What to do: Restrict the output to the lines below starting at the one that contains "Write the React, TypeScript" and ending at the one that contains "categories.map((c, i) =>", and restate them word for word, both ends included.

---- Dataset records

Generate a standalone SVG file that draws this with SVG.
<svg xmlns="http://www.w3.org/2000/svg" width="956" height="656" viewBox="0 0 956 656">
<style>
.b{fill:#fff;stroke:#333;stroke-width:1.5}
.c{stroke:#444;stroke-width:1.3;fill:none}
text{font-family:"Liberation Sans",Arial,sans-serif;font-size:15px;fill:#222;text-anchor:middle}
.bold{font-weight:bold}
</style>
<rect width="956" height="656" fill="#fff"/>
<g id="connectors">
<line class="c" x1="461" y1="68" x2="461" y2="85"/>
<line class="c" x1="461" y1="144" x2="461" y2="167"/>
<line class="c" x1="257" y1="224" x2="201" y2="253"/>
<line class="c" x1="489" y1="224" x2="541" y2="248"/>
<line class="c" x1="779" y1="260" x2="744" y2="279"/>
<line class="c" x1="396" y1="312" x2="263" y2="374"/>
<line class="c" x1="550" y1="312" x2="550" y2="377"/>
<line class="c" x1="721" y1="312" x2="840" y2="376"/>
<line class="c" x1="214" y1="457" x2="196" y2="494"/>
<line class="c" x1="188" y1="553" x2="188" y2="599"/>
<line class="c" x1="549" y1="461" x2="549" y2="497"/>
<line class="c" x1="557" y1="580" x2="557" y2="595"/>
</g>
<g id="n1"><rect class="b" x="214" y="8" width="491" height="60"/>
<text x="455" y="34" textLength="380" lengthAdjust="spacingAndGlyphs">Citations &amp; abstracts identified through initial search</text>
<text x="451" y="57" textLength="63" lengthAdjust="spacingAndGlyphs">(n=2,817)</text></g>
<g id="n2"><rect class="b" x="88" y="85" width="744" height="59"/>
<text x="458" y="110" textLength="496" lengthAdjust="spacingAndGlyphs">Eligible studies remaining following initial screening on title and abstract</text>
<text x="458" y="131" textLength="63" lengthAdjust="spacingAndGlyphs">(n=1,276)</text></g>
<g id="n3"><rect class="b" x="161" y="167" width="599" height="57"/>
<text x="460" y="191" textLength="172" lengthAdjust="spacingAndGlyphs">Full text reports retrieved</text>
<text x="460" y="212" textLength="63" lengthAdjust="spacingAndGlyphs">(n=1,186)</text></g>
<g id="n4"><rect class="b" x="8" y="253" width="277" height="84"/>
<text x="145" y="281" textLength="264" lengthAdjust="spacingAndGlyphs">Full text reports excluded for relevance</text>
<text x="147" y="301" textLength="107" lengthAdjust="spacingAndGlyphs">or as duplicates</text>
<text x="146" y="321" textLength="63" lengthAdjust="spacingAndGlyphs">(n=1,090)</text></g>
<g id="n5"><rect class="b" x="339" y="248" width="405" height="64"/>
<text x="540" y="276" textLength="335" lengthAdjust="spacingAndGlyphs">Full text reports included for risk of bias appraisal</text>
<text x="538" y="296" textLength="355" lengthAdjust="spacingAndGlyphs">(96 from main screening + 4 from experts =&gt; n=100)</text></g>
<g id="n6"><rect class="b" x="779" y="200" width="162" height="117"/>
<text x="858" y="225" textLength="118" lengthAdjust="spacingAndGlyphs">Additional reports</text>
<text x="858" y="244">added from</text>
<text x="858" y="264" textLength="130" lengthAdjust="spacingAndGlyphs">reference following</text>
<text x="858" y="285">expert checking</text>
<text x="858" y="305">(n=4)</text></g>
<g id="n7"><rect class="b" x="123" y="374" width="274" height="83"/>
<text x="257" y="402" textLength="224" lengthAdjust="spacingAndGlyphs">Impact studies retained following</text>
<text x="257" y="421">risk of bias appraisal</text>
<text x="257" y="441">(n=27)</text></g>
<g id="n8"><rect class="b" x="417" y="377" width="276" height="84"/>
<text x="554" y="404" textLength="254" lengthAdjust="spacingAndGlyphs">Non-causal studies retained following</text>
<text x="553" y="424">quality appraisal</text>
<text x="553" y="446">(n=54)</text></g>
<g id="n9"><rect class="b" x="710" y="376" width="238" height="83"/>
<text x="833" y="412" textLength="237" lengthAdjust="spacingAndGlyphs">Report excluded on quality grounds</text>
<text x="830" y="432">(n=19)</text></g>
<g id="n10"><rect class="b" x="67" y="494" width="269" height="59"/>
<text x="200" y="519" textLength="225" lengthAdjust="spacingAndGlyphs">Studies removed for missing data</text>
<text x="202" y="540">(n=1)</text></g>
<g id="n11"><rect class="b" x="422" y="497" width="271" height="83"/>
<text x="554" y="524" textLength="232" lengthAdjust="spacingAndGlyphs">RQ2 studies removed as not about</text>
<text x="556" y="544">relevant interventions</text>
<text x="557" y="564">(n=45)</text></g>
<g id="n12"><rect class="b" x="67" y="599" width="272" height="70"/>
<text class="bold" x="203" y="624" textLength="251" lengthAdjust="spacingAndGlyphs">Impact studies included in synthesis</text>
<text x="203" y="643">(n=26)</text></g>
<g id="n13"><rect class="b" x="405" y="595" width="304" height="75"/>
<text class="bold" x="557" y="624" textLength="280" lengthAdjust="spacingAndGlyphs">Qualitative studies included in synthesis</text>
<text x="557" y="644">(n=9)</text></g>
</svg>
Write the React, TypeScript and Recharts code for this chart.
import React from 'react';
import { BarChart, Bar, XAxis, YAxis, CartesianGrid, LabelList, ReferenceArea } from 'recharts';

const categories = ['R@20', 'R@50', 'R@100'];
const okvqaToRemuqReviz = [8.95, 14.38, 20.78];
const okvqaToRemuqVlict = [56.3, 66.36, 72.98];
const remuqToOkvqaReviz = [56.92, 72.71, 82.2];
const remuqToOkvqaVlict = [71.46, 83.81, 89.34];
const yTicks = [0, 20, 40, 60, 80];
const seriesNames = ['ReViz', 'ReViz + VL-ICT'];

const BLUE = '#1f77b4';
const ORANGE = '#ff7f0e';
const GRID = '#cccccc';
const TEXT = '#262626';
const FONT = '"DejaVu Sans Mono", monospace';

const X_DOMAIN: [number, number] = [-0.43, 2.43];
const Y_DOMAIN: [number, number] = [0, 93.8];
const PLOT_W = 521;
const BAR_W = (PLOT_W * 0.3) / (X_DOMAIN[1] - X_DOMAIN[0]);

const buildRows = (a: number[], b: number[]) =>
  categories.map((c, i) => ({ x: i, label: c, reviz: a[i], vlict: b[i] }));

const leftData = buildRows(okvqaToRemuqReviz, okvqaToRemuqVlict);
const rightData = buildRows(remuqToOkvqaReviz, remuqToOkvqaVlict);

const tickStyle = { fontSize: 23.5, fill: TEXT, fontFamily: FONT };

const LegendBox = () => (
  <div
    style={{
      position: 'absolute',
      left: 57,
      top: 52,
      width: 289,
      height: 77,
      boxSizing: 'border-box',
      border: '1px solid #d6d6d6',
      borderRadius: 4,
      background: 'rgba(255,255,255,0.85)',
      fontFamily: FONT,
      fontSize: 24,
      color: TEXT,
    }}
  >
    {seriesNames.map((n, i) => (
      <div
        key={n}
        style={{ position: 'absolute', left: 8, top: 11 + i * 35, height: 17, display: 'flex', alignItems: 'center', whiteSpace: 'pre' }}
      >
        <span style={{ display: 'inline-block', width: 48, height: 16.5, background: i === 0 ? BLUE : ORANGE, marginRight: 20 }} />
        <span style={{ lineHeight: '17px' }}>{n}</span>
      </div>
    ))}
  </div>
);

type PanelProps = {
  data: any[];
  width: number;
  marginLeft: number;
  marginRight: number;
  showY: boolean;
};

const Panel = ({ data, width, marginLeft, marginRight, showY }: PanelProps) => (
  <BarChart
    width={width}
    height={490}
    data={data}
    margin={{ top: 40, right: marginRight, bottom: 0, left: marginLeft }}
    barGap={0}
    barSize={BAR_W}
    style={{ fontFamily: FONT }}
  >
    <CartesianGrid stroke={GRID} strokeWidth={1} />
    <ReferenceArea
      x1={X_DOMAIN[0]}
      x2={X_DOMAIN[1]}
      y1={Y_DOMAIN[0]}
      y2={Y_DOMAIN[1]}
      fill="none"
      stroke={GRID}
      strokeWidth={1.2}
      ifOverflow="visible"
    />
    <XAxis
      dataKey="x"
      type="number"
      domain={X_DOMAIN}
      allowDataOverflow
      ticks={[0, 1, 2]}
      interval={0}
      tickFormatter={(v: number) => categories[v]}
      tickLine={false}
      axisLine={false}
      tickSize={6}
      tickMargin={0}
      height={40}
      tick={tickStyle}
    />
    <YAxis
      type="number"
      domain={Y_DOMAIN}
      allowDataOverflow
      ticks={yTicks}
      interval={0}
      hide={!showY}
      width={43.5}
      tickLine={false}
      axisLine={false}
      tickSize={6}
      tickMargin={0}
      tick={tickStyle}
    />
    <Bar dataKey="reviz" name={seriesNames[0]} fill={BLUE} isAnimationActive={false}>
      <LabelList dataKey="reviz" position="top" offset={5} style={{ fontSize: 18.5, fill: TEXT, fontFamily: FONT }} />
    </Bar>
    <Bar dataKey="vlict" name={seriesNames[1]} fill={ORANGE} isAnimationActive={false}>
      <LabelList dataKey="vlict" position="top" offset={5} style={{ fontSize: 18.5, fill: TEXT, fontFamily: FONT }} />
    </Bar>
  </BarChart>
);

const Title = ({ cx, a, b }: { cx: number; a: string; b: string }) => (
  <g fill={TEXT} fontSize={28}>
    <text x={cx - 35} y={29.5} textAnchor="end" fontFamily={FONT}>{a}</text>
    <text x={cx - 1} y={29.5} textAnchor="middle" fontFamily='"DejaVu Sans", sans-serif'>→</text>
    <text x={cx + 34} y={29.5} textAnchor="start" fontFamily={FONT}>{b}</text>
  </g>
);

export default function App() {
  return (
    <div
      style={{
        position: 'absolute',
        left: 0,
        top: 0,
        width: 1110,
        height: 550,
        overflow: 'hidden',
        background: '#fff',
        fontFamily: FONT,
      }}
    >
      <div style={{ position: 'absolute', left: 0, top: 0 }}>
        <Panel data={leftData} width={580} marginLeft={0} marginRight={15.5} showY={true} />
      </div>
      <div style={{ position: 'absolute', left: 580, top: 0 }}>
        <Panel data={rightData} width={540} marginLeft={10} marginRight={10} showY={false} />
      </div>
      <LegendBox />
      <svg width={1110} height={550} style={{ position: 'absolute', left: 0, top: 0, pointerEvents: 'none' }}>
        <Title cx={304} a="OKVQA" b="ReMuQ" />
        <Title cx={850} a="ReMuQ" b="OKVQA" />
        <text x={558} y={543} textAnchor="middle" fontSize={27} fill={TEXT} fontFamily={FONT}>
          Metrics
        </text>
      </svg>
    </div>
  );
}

--------

Expected output:
Write the React, TypeScript and Recharts code for this chart.
import React from 'react';
import { BarChart, Bar, XAxis, YAxis, CartesianGrid, LabelList, ReferenceArea } from 'recharts';

const categories = ['R@20', 'R@50', 'R@100'];
const okvqaToRemuqReviz = [8.95, 14.38, 20.78];
const okvqaToRemuqVlict = [56.3, 66.36, 72.98];
const remuqToOkvqaReviz = [56.92, 72.71, 82.2];
const remuqToOkvqaVlict = [71.46, 83.81, 89.34];
const yTicks = [0, 20, 40, 60, 80];
const seriesNames = ['ReViz', 'ReViz + VL-ICT'];

const BLUE = '#1f77b4';
const ORANGE = '#ff7f0e';
const GRID = '#cccccc';
const TEXT = '#262626';
const FONT = '"DejaVu Sans Mono", monospace';

const X_DOMAIN: [number, number] = [-0.43, 2.43];
const Y_DOMAIN: [number, number] = [0, 93.8];
const PLOT_W = 521;
const BAR_W = (PLOT_W * 0.3) / (X_DOMAIN[1] - X_DOMAIN[0]);

const buildRows = (a: number[], b: number[]) =>
  categories.map((c, i) => ({ x: i, label: c, reviz: a[i], vlict: b[i] }));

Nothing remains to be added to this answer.